The reason why the glucogenic score does not follow a similar pattern in men and women remains unknown. Hormonal factors may influence the results. Mikkola et al. investigated the association between body composition in older men and women and the same eight AAs and sum scores we considered in our study46. In their study, glucogenic score was associated with fat mass only in women. Alanine showed a positively association with fat mass in both women and men, while glycine was inversely associated with lean mass in men46. It remains speculative whether more subgroups with distinctive AA profiles could have been identified if there had been a bigger weight difference between cases and controls. Metabolic flexibility and AA levels are impacted by obesity53,54.

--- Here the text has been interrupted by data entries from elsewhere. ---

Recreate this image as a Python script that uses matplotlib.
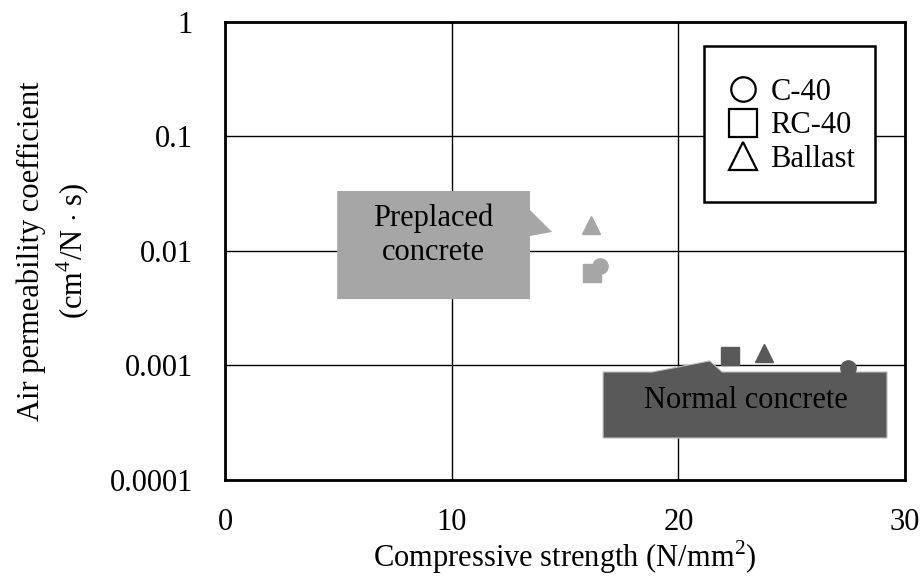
import matplotlib.pyplot as plt
from matplotlib.patches import Polygon, Rectangle
from matplotlib.lines import Line2D

plt.rcParams['font.family'] = ['Liberation Serif', 'Noto Sans CJK JP']
plt.rcParams['mathtext.fontset'] = 'custom'
plt.rcParams['mathtext.rm'] = 'Liberation Serif'

# data: first entry preplaced concrete, second normal concrete
groups = ['Preplaced concrete', 'Normal concrete']
group_colors = ['#a6a6a6', '#595959']
c40_strength = [16.55, 27.5]
c40_perm = [0.0074, 0.00095]
rc40_strength = [16.2, 22.3]
rc40_perm = [0.0064, 0.0012]
ballast_strength = [16.15, 23.8]
ballast_perm = [0.017, 0.00128]

series = [('C-40', 'o', 11, c40_strength, c40_perm),
          ('RC-40', 's', 13, rc40_strength, rc40_perm),
          ('Ballast', '^', 13, ballast_strength, ballast_perm)]

FS = 22

fig = plt.figure(figsize=(9.22, 5.79), dpi=100)
ax = fig.add_axes([0.244, 0.171, 0.7376, 0.791])
ax.set_yscale('log')
ax.set_xlim(0, 30)
ax.set_ylim(0.0001, 1)
ax.set_xticks([0, 10, 20, 30])
ax.set_yticks([0.0001, 0.001, 0.01, 0.1, 1])
ax.set_yticklabels(['0.0001', '0.001', '0.01', '0.1', '1'])
ax.minorticks_off()
ax.tick_params(length=0, labelsize=FS)
ax.tick_params(axis='y', pad=23)
ax.tick_params(axis='x', pad=20)
ax.grid(True, color='black', linewidth=1)
ax.set_axisbelow(True)
for s in ax.spines.values():
    s.set_linewidth(2)

for name, mk, ms, xs, ys in series:
    for i in range(len(groups)):
        ax.plot(xs[i], ys[i], marker=mk, markersize=ms, color=group_colors[i],
                linestyle='none', zorder=5)

# callouts
pre = [(0.165, 0.631), (0.4485, 0.631), (0.4485, 0.5895), (0.481, 0.5415),
       (0.4485, 0.5328), (0.4485, 0.395), (0.165, 0.395)]
ax.add_patch(Polygon(pre, closed=True, transform=ax.transAxes,
                     facecolor=group_colors[0], edgecolor='none', zorder=3))
ax.text(0.306, 0.534, 'Preplaced\nconcrete', transform=ax.transAxes,
        ha='center', va='center', fontsize=FS, linespacing=1.2, zorder=4)

nor = [(0.556, 0.2358), (0.628, 0.2358), (0.713, 0.26), (0.731, 0.2358),
       (0.9735, 0.2358), (0.9735, 0.0917), (0.556, 0.0917)]
ax.add_patch(Polygon(nor, closed=True, transform=ax.transAxes,
                     facecolor=group_colors[1], edgecolor='#bfbfbf',
                     linewidth=0.8, zorder=3))
ax.text(0.766, 0.1725, 'Normal concrete', transform=ax.transAxes,
        ha='center', va='center', fontsize=FS, zorder=4)

# legend
ax.add_patch(Rectangle((0.704, 0.607), 0.252, 0.341, transform=ax.transAxes,
                       facecolor='white', edgecolor='black', linewidth=1.8, zorder=6))
handles = [Line2D([], [], marker=mk, markersize=ms * 1.6, markerfacecolor='white',
                  markeredgecolor='black', markeredgewidth=1.6, linestyle='none')
           for name, mk, ms, xs, ys in series]
leg = ax.legend(handles, [s[0] for s in series], loc='upper left',
                bbox_to_anchor=(0.712, 0.925), frameon=False, fontsize=FS,
                handlelength=0.8, handletextpad=0.5, labelspacing=0.15,
                borderpad=0.2)
leg.set_zorder(7)

ax.set_xlabel('Compressive strength (N/mm$^2$)', fontsize=FS, labelpad=1)
ax.set_ylabel('Air permeability coefficient\n(cm$^4$/N $\\cdot$ s)', fontsize=FS,
              labelpad=13, linespacing=1.3)

fig.savefig('out.png', dpi=100)
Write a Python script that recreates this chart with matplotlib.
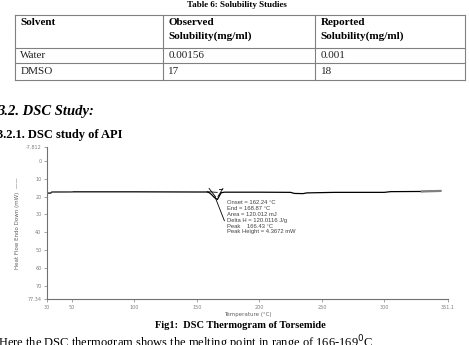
import matplotlib.pyplot as plt
import matplotlib.lines as mlines

W, H = 469, 345

# table data
col_headers = ["Solvent", "Observed\nSolubility(mg/ml)", "Reported\nSolubility(mg/ml)"]
solvents = ["Water", "DMSO"]
observed = ["0.00156", "17"]
reported = ["0.001", "18"]

# DSC curve (temperature in C, heat flow in mW)
temp = [30, 33, 34, 50, 100, 150, 158, 160, 162, 164, 166.4, 168, 169.5, 172,
        200, 225, 228, 235, 238, 260, 300, 305, 330, 345]
heat = [18.0, 18.0, 17.4, 17.3, 17.3, 17.4, 17.4, 17.8, 19.0, 20.5, 21.6, 19.5, 17.8, 17.5,
        17.5, 17.6, 18.2, 18.3, 17.9, 17.6, 17.6, 17.2, 17.1, 16.8]
onset, end_t, peak_t, peak_h = 162.24, 168.87, 166.43, 4.3672
results = ["Onset = 162.24 \u00b0C", "End = 168.87 \u00b0C", "Area = 120.012 mJ",
           "Delta H = 120.0116 J/g", "Peak    166.43 \u00b0C", "Peak Height = 4.3672 mW"]
xticks = [30, 50, 100, 150, 200, 250, 300, 351]
xtick_labels = ["30", "50", "100", "150", "200", "250", "300", "351.1"]
yticks = [-7.812, 0, 10, 20, 30, 40, 50, 60, 70, 77.34]
ytick_labels = ["-7.812", "0", "10", "20", "30", "40", "50", "60", "70", "77.34"]

fig = plt.figure(figsize=(W / 100, H / 100), dpi=100)
fig.patch.set_facecolor("white")


def fx(x):
    return x / W


def fy(y):
    return 1 - y / H


def hline(x0, x1, y, c="#808080", lw=0.8):
    fig.add_artist(mlines.Line2D([fx(x0), fx(x1)], [fy(y), fy(y)], color=c, lw=lw))


def vline(x, y0, y1, c="#808080", lw=0.8):
    fig.add_artist(mlines.Line2D([fx(x), fx(x)], [fy(y0), fy(y1)], color=c, lw=lw))


serif = "Liberation Serif"

# ---- table
fig.text(fx(237), fy(5), "Table 6: Solubility Studies", family=serif, weight="bold",
         fontsize=6.5, ha="center", va="center")
cols_x = [14.7, 162.7, 315, 465]
rows_y = [15.3, 47.7, 63.3, 80]
for x in cols_x:
    vline(x, rows_y[0], rows_y[-1])
for y in rows_y:
    hline(cols_x[0], cols_x[-1], y)
for i, h in enumerate(col_headers):
    fig.text(fx(cols_x[i] + 5.5), fy(18), h, family=serif, weight="bold", fontsize=8,
             ha="left", va="top", linespacing=1.55)
for r, row in enumerate(zip(solvents, observed, reported)):
    yc = (rows_y[r + 1] + rows_y[r + 2]) / 2
    for i, v in enumerate(row):
        fig.text(fx(cols_x[i] + 5.5), fy(yc), v, family=serif, fontsize=8,
                 ha="left", va="center", color="#222222")

# ---- headings (left edge is cropped in the scan)
fig.text(fx(-3), fy(112), "3.2. DSC Study:", family=serif, weight="bold", style="italic",
         fontsize=10.5, ha="left", va="center")
fig.text(fx(-3), fy(135), "3.2.1. DSC study of API", family=serif, weight="bold",
         fontsize=9, ha="left", va="center")

# ---- thermogram
ax = fig.add_axes([fx(47), fy(299), fx(448 - 47), (299 - 147) / H])
ax.plot(temp, heat, color="black", lw=0.9)
# lighter, thicker segments at both ends of the trace
ax.plot(temp[2:4], heat[2:4], color="#707070", lw=1.0)
ax.plot(temp[-2:], heat[-2:], color="#808080", lw=1.6)
ax.set_xlim(30, 351)
ax.set_ylim(77.34, -7.812)
for s in ["top", "right"]:
    ax.spines[s].set_visible(False)
for s in ["left", "bottom"]:
    ax.spines[s].set_color("#707070")
    ax.spines[s].set_linewidth(0.8)
ax.set_xticks(xticks)
ax.set_xticklabels(xtick_labels)
ax.set_yticks(yticks)
ax.set_yticklabels(ytick_labels)
ax.tick_params(labelsize=3.5, colors="#808080", length=2, width=0.5, pad=2)
ax.set_xlabel("Temperature (\u00b0C)", fontsize=4, color="#606060", labelpad=2)
ax.set_ylabel("Heat Flow Endo Down (mW)  \u2014\u2014", fontsize=4, color="#606060", labelpad=4)

# onset / end tangent construction
base = heat[5]
ax.plot([onset - 4, onset + 4], [base - 0.2, base + 0.2], color="black", lw=0.6)
ax.plot([onset - 2.5, onset + 2.5], [base - 2.0, base + 2.5], color="black", lw=0.6)
ax.plot([end_t - 2, end_t + 2], [base + 2.5, base - 2.0], color="black", lw=0.6)
ax.plot([end_t - 1, end_t + 1], [base - 1.5, base - 1.5], color="black", lw=0.6)
# pointer from peak to results
ax.plot([peak_t - 2, 172], [base + peak_h * 0.6, 33.5], color="black", lw=0.6)
for k, t in enumerate(results):
    ax.text(174, 23.3 + k * 3.3, t, fontsize=4.2, color="#404040", ha="left", va="center",
            family="Liberation Sans")

fig.text(fx(240), fy(326), "Fig1:  DSC Thermogram of Torsemide", family=serif,
         weight="bold", fontsize=7.5, ha="center", va="center")
fig.text(fx(-2), fy(343), "Here the DSC thermogram shows the melting point in range of 166-169$^0$C",
         family=serif, fontsize=9, ha="left", va="center")

fig.savefig("out.png", dpi=100)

Since CVD typically manifests later in life, it can be assumed that the young age of the participants may have influenced the result2. AA levels are often age-dependent55. However, BCAAs have been associated with obesity and insulin resistance even in children24,56. In addition, some AAs have been shown to predict insulin resistance and T2D years in advance19. A recent study in adolescents with prediabetes or T2D identified a distinct AA profile, characterized by elevated levels of BCAAs and AAAs along with reduced glycine concentration57. Similar findings might have been expected in our study, given that offspring of women with T1D have an increased risk of T2D39. Our results are likely influenced by the overall good health of the participants. This may, in turn, be affected by selection bias, as those in better health may have been more likely to participate in the study.

Metabolomic measures are relatively dynamic and affected by intrinsic and extrinsic exposures18. This makes it difficult to define the clinical relevance of our study findings. In addition to the fact that most of the examined AAs are dietary essential, it is also known that the gut microbiome affects the bioavailability of AAs58. It would have been interesting to consider the participants’ diet, but, unfortunately, nutritional data was not collected in the present study. A follow-up study including dietary analysis could provide additional information on the effect of T1D during pregnancy on circulating AA levels in offspring. Diet should be considered holistically when examining cardiometabolic diseases. In addition to AAs, special attention should be paid to carbohydrates and fats59,60.

Moreover, our limited sample size might have led to some degree of selection bias, and the fact that the cohort included only participants from the Hospital District of Helsinki and Uusimaa, Finland, may reduce the generalizability of our findings. It would have been valuable to consider the characteristics of the mothers of the study participants, such as the age at onset of type 1 diabetes or the duration of the disease. However, these data were not available to us. In addition, it should be noted that the participants are relatively young in the context of CVD risk.

Despite its limitations, the present study is important considering our limited knowledge on the long-term metabolic impacts of in-utero exposure to maternal T1D. One key strength of our research is the thorough clinical examination of the participants, which reduces the likelihood of errors due to reporting bias. Although the NMR technique offers possibilities for more extensive metabolomic analyses, we decided to focus on the manageable entity of eight circulating AAs. In the future, using a more comprehensive GAA score could help detect more finite differences between the AA profiles of offspring born to women with T1D vs. offspring of women without diabetes.

Conclusions

The present results do not support our hypothesis that serum AA profile, determined in early adulthood, is associated with a more adverse CVD risk profile in offspring of women with T1D. However, the GAA score was higher in overweight men born to women with diabetes during pregnancy, compared to men born to women without diabetes during pregnancy. Further studies should be performed to find out whether these AAs could serve as early biomarkers of CVD development or whether changes in the AA levels over years could be used to monitor CVD progression in offspring of women with T1D.